An Möglichkeit 2 knabbert er länger. Wie lange soll „auf sich beruhen lassen“ dauern? In der Gruppe hat sich das Klima spürbar verschlechtert. Er muss also etwas tun.
Möglichkeit 3: Richard fragen, warum er sich so verändert hat? Und wenn er dann alles abstreitet? So tut, als ob er sich so benimmt wie immer? Gar nicht verstehen will, was man ihm sagt? Nein, Uwe May entscheidet sich dagegen.
Lösungsansatz
Lösung: Motivation durch neue Herausforderungen
Uwe May wählt Möglichkeit 4: Begeisterung wecken. Den Menschen das Gefühl geben, dass sie gebraucht werden. Motivation durch Herausforderungen, Ziele und neue Aufgaben!

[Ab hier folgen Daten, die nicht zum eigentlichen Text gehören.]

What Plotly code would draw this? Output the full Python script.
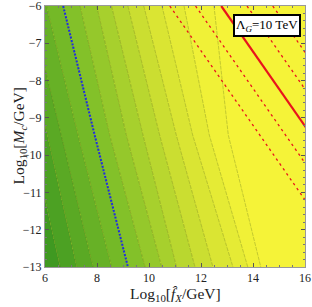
import plotly.graph_objects as go

# ---- data ----
# y levels at which contour crossings were read
y_levels = [-6.0, -9.46, -13.0]
# x position of each filled-contour boundary at the three y levels
contour_x_top = [3.50, 4.15, 4.80, 5.42, 6.06, 6.70, 7.35, 7.99, 8.56, 9.19, 9.80, 10.50, 11.35, 12.50]
contour_x_mid = [4.81, 5.45, 6.09, 6.63, 7.27, 7.91, 8.49, 9.13, 9.77, 10.41, 11.05, 11.68, 12.32, 13.05]
contour_x_bot = [6.00, 6.58, 7.22, 7.85, 8.56, 9.19, 9.85, 10.49, 11.06, 11.77, 12.46, 13.23, 13.80, 14.30]
blue_index = 5
# red lines: log10 fX + log10 Mc = const
red_consts = [4.80, 5.79, 6.78, 7.77, 8.76]
red_solid = [False, False, True, False, False]
label_text = "Λ<sub><i>G</i></sub>=10 TeV"

x_ticks = [6, 8, 10, 12, 14, 16]
y_ticks = [-6, -7, -8, -9, -10, -11, -12, -13]

# ---- colours (style) ----
anchors = [(0.0, (50, 145, 32)), (0.4, (124, 190, 40)), (0.75, (212, 226, 50)), (0.93, (240, 241, 55)), (1.0, (245, 243, 56))]
def cmap(t):
    for (t0, c0), (t1, c1) in zip(anchors[:-1], anchors[1:]):
        if t <= t1:
            f = (t - t0) / (t1 - t0)
            return "rgb(%d,%d,%d)" % tuple(int(round(a + (b - a) * f)) for a, b in zip(c0, c1))
    return "rgb(%d,%d,%d)" % anchors[-1][1]

fig = go.Figure()
n = len(contour_x_mid)
lines = [list(zip([contour_x_top[i], contour_x_mid[i], contour_x_bot[i]], y_levels)) for i in range(n)]
far_left = [(-10, y) for y in y_levels]
far_right = [(30, y) for y in y_levels]
bounds = [far_left] + lines + [far_right]
nb = len(bounds) - 1
for b in range(nb):
    left = bounds[b]
    right = bounds[b + 1]
    pts = left + right[::-1]
    xs = [p[0] for p in pts] + [pts[0][0]]
    ys = [p[1] for p in pts] + [pts[0][1]]
    fig.add_trace(go.Scatter(x=xs, y=ys, mode="lines", fill="toself",
                             fillcolor=cmap(b / (nb - 1)), line=dict(width=0),
                             hoverinfo="skip", showlegend=False))
for i in range(n):
    xs = [p[0] for p in lines[i]]
    ys = [p[1] for p in lines[i]]
    fig.add_trace(go.Scatter(x=xs, y=ys, mode="lines",
                             line=dict(color="rgba(70,90,30,0.35)", width=0.8, dash="4px,1px"),
                             hoverinfo="skip", showlegend=False))
# blue dotted line
fig.add_trace(go.Scatter(x=[contour_x_top[blue_index], contour_x_mid[blue_index], contour_x_bot[blue_index]],
                         y=y_levels, mode="lines",
                         line=dict(color="#1f2fe0", width=2, dash="2px,1.5px"), showlegend=False))
# red lines
for c, solid in zip(red_consts, red_solid):
    xs = [c - y_levels[0], c - y_levels[-1]]
    fig.add_trace(go.Scatter(x=xs, y=[y_levels[0], y_levels[-1]], mode="lines",
                             line=dict(color="#e8141c", width=2.2 if solid else 1.3,
                                       dash=None if solid else "2.5px,3.5px"),
                             showlegend=False))

serif = "Liberation Serif"
fig.add_annotation(x=0.985, y=0.968, xref="paper", yref="paper", xanchor="right", yanchor="top",
                   text=label_text, showarrow=False,
                   font=dict(family=serif, size=13, color="black"),
                   bgcolor="white", bordercolor="black", borderwidth=2, borderpad=1)
# axis titles
fig.add_annotation(x=0.5, y=-0.105, xref="paper", yref="paper", xanchor="center", yanchor="middle",
                   text="Log<sub>10</sub>[<i>f̂</i><sub><i>X</i></sub>/GeV]", showarrow=False,
                   font=dict(family=serif, size=15.5, color="#222"))
fig.add_annotation(x=-0.1, y=0.5, xref="paper", yref="paper", xanchor="center", yanchor="middle",
                   text="Log<sub>10</sub>[<i>M</i><sub><i>c</i></sub>/GeV]", showarrow=False, textangle=-90,
                   font=dict(family=serif, size=15.5, color="#222"))

axis_common = dict(showgrid=False, zeroline=False, ticks="inside", ticklen=4, tickwidth=1,
                   tickcolor="#555", mirror="allticks", showline=True, linecolor="#999", linewidth=1,
                   automargin=False, ticklabeloverflow="allow",
                   tickfont=dict(family=serif, size=12, color="#222"))
fig.update_xaxes(range=[6, 16], tickvals=x_ticks, ticktext=[str(v) for v in x_ticks],
                 minor=dict(ticks="inside", ticklen=2, dtick=0.5, tickcolor="#777"),
                 **axis_common)
fig.update_yaxes(range=[-13, -6], tickvals=y_ticks, ticktext=["−%d" % -v for v in y_ticks],
                 minor=dict(ticks="inside", ticklen=2, dtick=0.2, tickcolor="#777"),
                 **axis_common)
fig.update_layout(width=312, height=307, margin=dict(l=45, r=7, t=6, b=40, autoexpand=False),
                  paper_bgcolor="white", plot_bgcolor="#f4f337")
fig.write_html("out.html", config={"displayModeBar": False},
               post_script="document.body.style.margin='0';document.body.style.overflow='hidden';")
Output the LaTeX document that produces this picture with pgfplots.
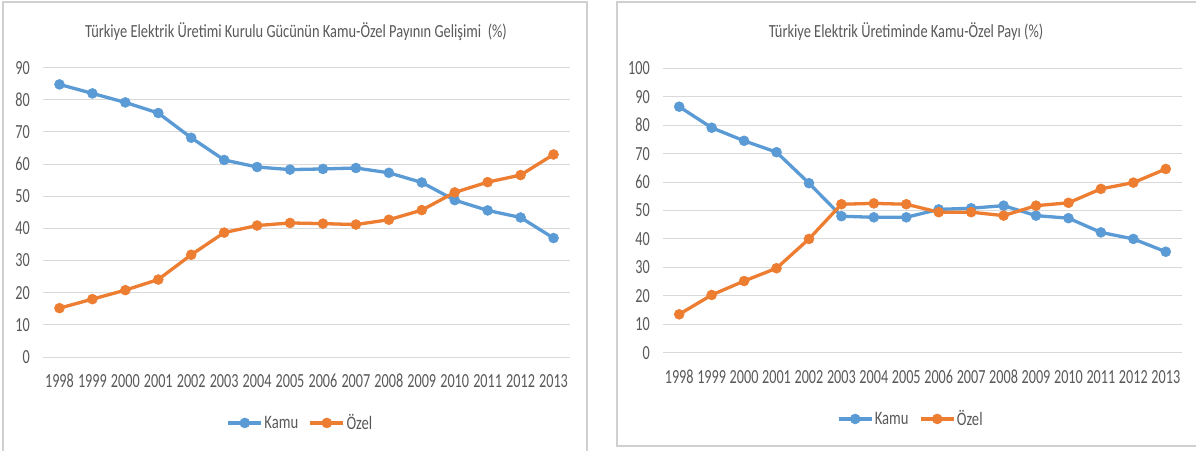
\documentclass[border=0pt]{standalone}
\usepackage{fontspec}
\usepackage{pgfplots}
\pgfplotsset{compat=1.18}
\newfontfamily\tickfont[FakeStretch=0.71]{Carlito}
\newfontfamily\titlefont[FakeStretch=0.78]{Carlito}
\newfontfamily\legfont[FakeStretch=0.77]{Carlito}
\definecolor{kamu}{HTML}{5B9BD5}
\definecolor{ozel}{HTML}{ED7D31}
\definecolor{gridc}{HTML}{D9D9D9}
\definecolor{txt}{HTML}{595959}
\definecolor{boxc}{HTML}{D0D0D0}

\pgfplotstableread{
x lk lo rk ro
0  84.8 15.2 86.5 13.5
1  82.0 18.0 79.1 20.3
2  79.2 20.8 74.5 25.2
3  75.9 24.1 70.5 29.7
4  68.2 31.8 59.6 40.0
5  61.3 38.7 48.0 52.2
6  59.1 40.9 47.6 52.5
7  58.3 41.7 47.6 52.2
8  58.5 41.5 50.4 49.4
9  58.8 41.2 50.8 49.4
10 57.3 42.7 51.7 48.2
11 54.3 45.7 48.2 51.7
12 48.8 51.2 47.3 52.7
13 45.6 54.4 42.3 57.6
14 43.4 56.6 40.0 59.8
15 37.0 63.0 35.5 64.6
}\data

\pgfplotsset{
  mystyle/.style={
    scale only axis,
    xmin=-0.5, xmax=15.5, ymin=0,
    axis line style={draw=none},
    tick style={draw=none},
    ymajorgrids, grid style={gridc, line width=1pt},
    xtick={0,...,15},
    xticklabels={1998,1999,2000,2001,2002,2003,2004,2005,2006,2007,2008,2009,2010,2011,2012,2013},
    /pgf/number format/assume math mode=true,
    /pgf/number format/1000 sep={},
    ticklabel style={font=\fontsize{20}{21}\tickfont, text=txt},
    yticklabel style={inner sep=0pt, anchor=east, xshift=-13pt},
    xticklabel style={inner sep=0pt, anchor=center, yshift=-24pt},
    legend columns=2,
    legend style={draw=none, fill=none, font=\fontsize{19}{20}\legfont, text=txt,
      /tikz/every even column/.append style={column sep=9pt},
      nodes={inner sep=1.5pt}},
    legend image code/.code={\draw[##1,mark repeat=2,mark phase=2] plot coordinates {(0pt,0pt) (16.5pt,0pt) (33pt,0pt)};},
    every axis plot/.append style={line width=3.3pt, mark=*, mark size=5pt, mark options={solid, line width=0.5pt}},
  }
}

\begin{document}
\begin{tikzpicture}
\useasboundingbox (0,0) rectangle (1196pt,450pt);
\fill[white] (0,0) rectangle (1196pt,450pt);
\draw[boxc, line width=1.5pt] (3pt,-10pt) -- (3pt,448pt) -- (587pt,448pt) -- (587pt,-10pt);
\draw[boxc, line width=1.5pt] (617pt,4pt) rectangle (1200pt,448pt);

\node[text=txt, font=\fontsize{18.5}{20}\titlefont] at (296pt,418.3pt) {Türkiye Elektrik Üretimi Kurulu Gücünün Kamu-Özel Payının Gelişimi\ \ (\%)};
\node[text=txt, font=\fontsize{18.5}{20}\titlefont] at (906pt,418pt) {Türkiye Elektrik Üretiminde Kamu-Özel Payı (\%)};

\begin{axis}[mystyle, at={(43pt,93pt)}, anchor=south west, width=527pt, height=289.3pt,
  ymax=90, ytick={0,10,...,90},
  legend style={at={(0.488,-0.228)}, anchor=center}]
\addplot[kamu] table[x=x,y=lk]{\data};
\addlegendentry{Kamu}
\addplot[ozel] table[x=x,y=lo]{\data};
\addlegendentry{Özel}
\end{axis}

\begin{axis}[mystyle, at={(663pt,97.3pt)}, anchor=south west, width=519pt, height=284.4pt,
  ymax=100, ytick={0,10,...,100},
  legend style={at={(0.477,-0.233)}, anchor=center}]
\addplot[kamu] table[x=x,y=rk]{\data};
\addlegendentry{Kamu}
\addplot[ozel] table[x=x,y=ro]{\data};
\addlegendentry{Özel}
\end{axis}
\end{tikzpicture}
\end{document}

Richard könnte sich wieder wichtig fühlen und hätte so die Chance, seine Enttäuschung zu überwinden. Dadurch, hofft Uwe May, würde sich das Klima dann so verbessern, dass er mit Richard ein persönliches Gespräch über dessen Wünsche und Bedürfnisse führen könnte.
Er entscheidet sich also für die vierte Möglichkeit und trennt sich von einigen vermeintlich wesentlichen Aufgaben, um sie an sein Team zu delegieren. Er nennt Problemstellungen und bittet um Lösungsansätze. Er informiert über Ziele und bespricht einzelne Schritte, er entwickelt eine „Fehlerkultur“, in der die Mitarbeiter die Möglichkeit haben, angstfrei neue Ideen auszuprobieren. Er lässt Experimente zu. Kurz: Die Arbeit macht wieder Spaß!
Damit ist allen geholfen: Uwe May hat durch Delegieren verschiedener Aufgaben mehr Spielraum gewonnen, um seine Mitarbeiter zu führen und zu motivieren. Sein Team sieht neue Horizonte und zeigt Eigeninitiative, was zu guten Leistungen führt.
Fallstrick 3: Neue Besen kehren gut
Beispiel: Überstürzte Veränderungen
Es ist seit langem bekannt, dass Dirk Schneider am 1. Oktober die Leitung des Callcenters übernimmt. Sein Vorgänger wurde ebenfalls befördert, jeder erreichte somit die nächste Stufe der Karriereleiter. Alle haben es als selbstverständlich angesehen, dass Dirk die vakante Position übernimmt.
Dirk freut sich schon riesig auf den 1. Oktober, denn dann kann er endlich die Organisation so gestalten, wie er sich das immer schon vorgestellt hat. Raus aus dem alten Muff, ein flotterer Ton am Telefon ist schon lange nötig! So wie die Schreibtische stehen, findet er das auch nicht optimal – seiner mittendrin –, er ist dann doch schließlich der Chef, da braucht er schon mehr Abstand und einen größeren Arbeitsplatz.
Das Gespräch mit seinem zukünftigen Vorgesetzten hat ihn zwar ein bisschen gewundert, ließ dieser doch leichte Skepsis durchblicken, ob die Gruppe unter Dirks Führung so viel Leistung erbringt wie unter einer „straffen“ Führung von außen: „Es sind doch immerhin gute Kumpel von Ihnen ...“ Na, dem wird er es zeigen – gerade weil es gute Kumpel sind, werden sie alles daransetzen, dass die Abteilung super läuft. Da ist er sich ganz sicher.
Allerdings hat sein bester Freund und engster Mitarbeiter beim abendlichen Kneipenbummel schon verlauten lassen, dass er auf Dirks Loyalität baut, bezüglich Gehalt und so . . .
Überhaupt hat die Gruppe schon durch die Blume zu erkennen gegeben, dass man keine Zweifel daran hat, dass er zukünftig die Interessen der Gruppe (in puncto Spesen, Arbeitsbedingungen usw.) wesentlich besser nach oben vertreten kann.